Exercise prompt
What is the number of lines containing the word "with"? Give that number alone.

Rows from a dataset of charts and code
# # # #

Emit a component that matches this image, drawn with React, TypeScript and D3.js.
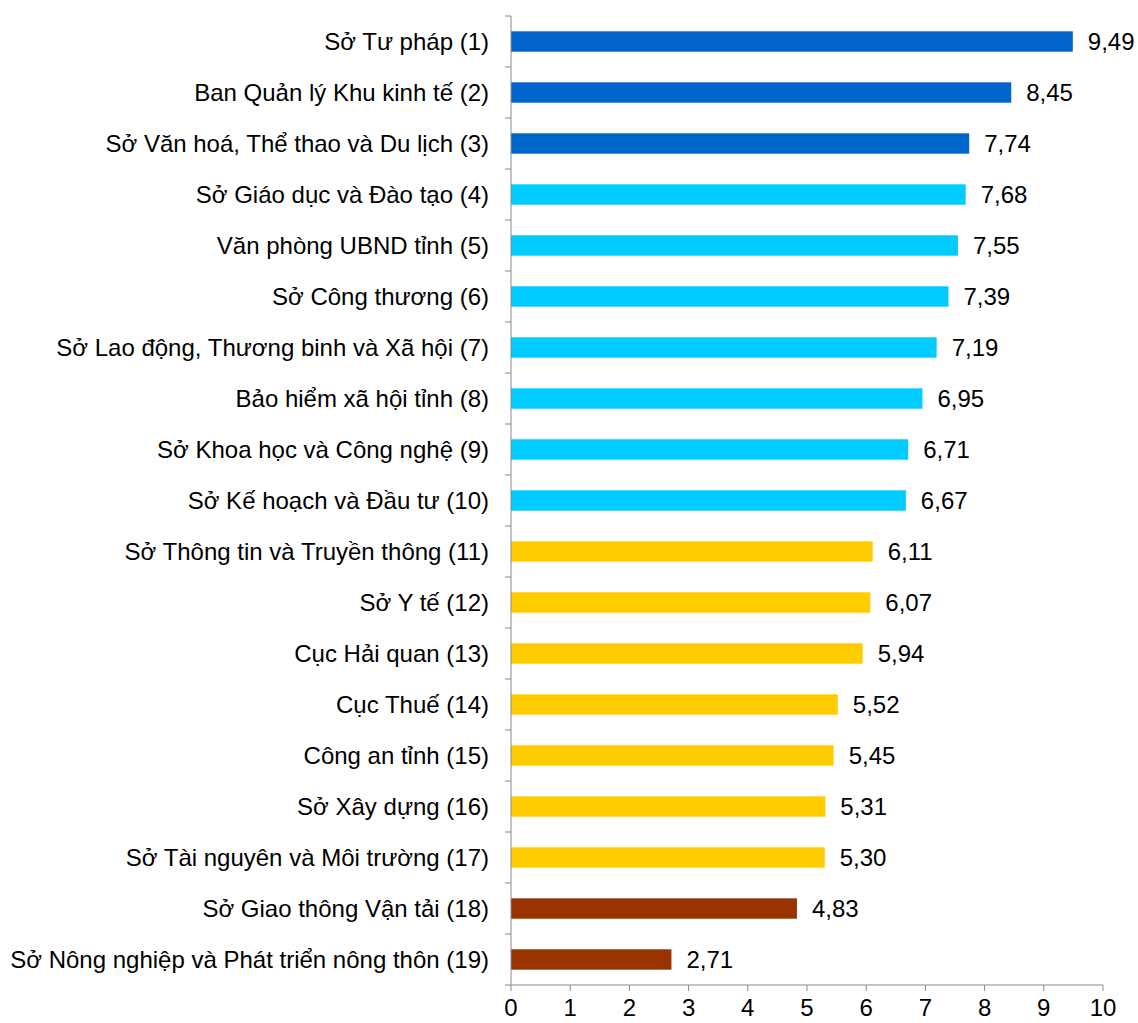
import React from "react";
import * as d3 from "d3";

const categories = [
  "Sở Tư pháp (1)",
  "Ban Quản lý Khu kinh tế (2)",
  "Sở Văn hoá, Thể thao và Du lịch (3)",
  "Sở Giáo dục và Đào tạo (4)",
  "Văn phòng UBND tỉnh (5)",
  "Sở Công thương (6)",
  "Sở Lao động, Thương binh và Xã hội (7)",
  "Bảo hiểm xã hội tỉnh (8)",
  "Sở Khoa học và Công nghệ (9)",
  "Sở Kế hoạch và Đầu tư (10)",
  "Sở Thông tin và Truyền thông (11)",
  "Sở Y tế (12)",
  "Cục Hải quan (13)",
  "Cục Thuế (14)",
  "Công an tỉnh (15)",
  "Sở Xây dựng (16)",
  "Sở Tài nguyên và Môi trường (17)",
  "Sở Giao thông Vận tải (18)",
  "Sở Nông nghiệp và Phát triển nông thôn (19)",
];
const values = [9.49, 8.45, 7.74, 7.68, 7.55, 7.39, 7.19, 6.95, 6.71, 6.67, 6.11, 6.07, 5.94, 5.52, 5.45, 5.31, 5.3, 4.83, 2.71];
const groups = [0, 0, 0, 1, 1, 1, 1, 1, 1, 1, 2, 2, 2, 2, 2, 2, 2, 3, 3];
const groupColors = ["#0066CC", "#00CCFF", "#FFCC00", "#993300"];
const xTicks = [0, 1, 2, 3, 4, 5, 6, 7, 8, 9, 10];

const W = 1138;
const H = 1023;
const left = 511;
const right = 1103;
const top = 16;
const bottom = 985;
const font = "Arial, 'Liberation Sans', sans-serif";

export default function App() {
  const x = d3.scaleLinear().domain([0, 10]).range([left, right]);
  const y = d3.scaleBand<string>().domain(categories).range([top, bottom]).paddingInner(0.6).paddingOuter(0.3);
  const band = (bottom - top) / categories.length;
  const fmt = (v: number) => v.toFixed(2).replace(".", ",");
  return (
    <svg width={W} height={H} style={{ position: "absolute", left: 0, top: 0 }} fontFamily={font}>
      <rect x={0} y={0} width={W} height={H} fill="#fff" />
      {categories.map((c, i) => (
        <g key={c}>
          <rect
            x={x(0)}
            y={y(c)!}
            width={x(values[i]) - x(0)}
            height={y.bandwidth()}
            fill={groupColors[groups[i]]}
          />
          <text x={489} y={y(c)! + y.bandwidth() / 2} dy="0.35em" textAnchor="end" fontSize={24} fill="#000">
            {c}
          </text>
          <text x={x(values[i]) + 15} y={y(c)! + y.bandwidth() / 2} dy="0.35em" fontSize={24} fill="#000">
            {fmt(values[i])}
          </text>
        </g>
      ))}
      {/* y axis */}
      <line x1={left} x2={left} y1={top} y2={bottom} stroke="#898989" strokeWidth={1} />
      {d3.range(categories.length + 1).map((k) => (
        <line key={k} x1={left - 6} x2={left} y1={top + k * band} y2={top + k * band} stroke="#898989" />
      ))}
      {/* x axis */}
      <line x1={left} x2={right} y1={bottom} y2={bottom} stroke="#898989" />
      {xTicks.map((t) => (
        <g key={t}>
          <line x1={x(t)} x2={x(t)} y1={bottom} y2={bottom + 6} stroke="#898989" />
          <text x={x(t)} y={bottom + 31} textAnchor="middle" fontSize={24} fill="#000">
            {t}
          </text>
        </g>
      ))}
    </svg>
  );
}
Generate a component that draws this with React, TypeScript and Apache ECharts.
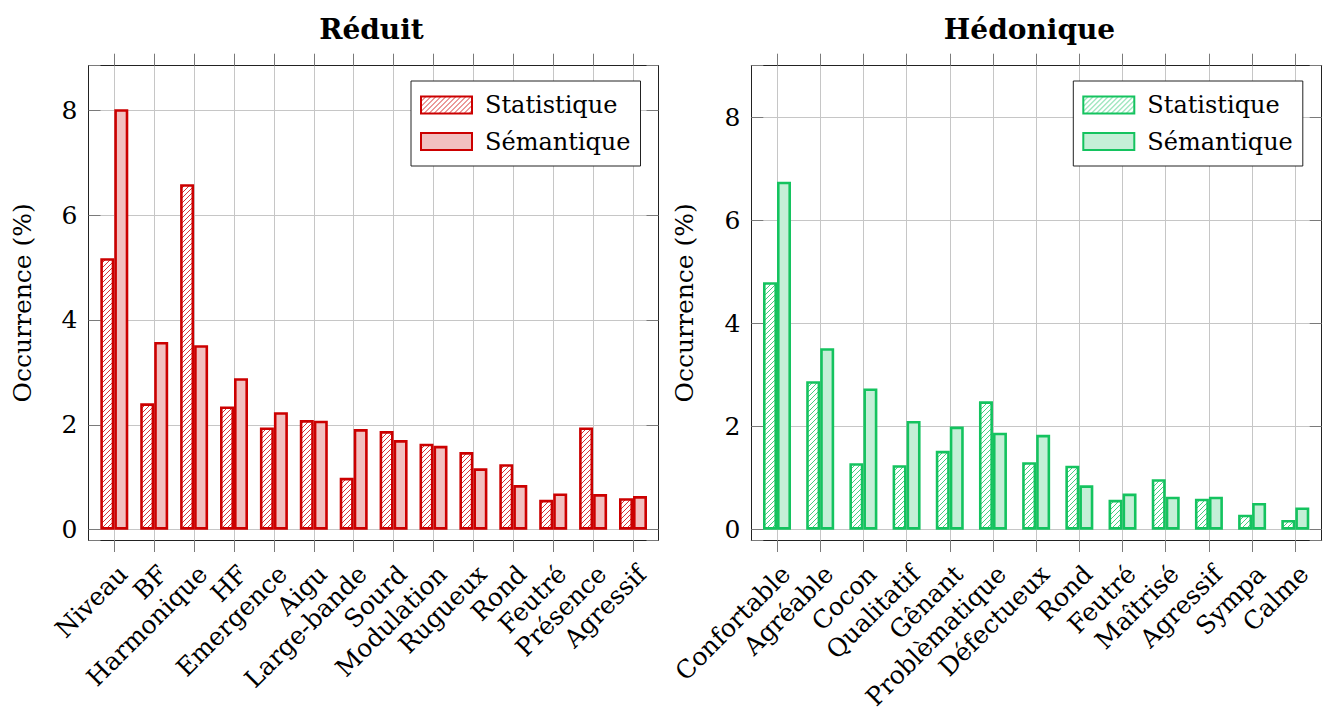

# # # #

Result of this task
2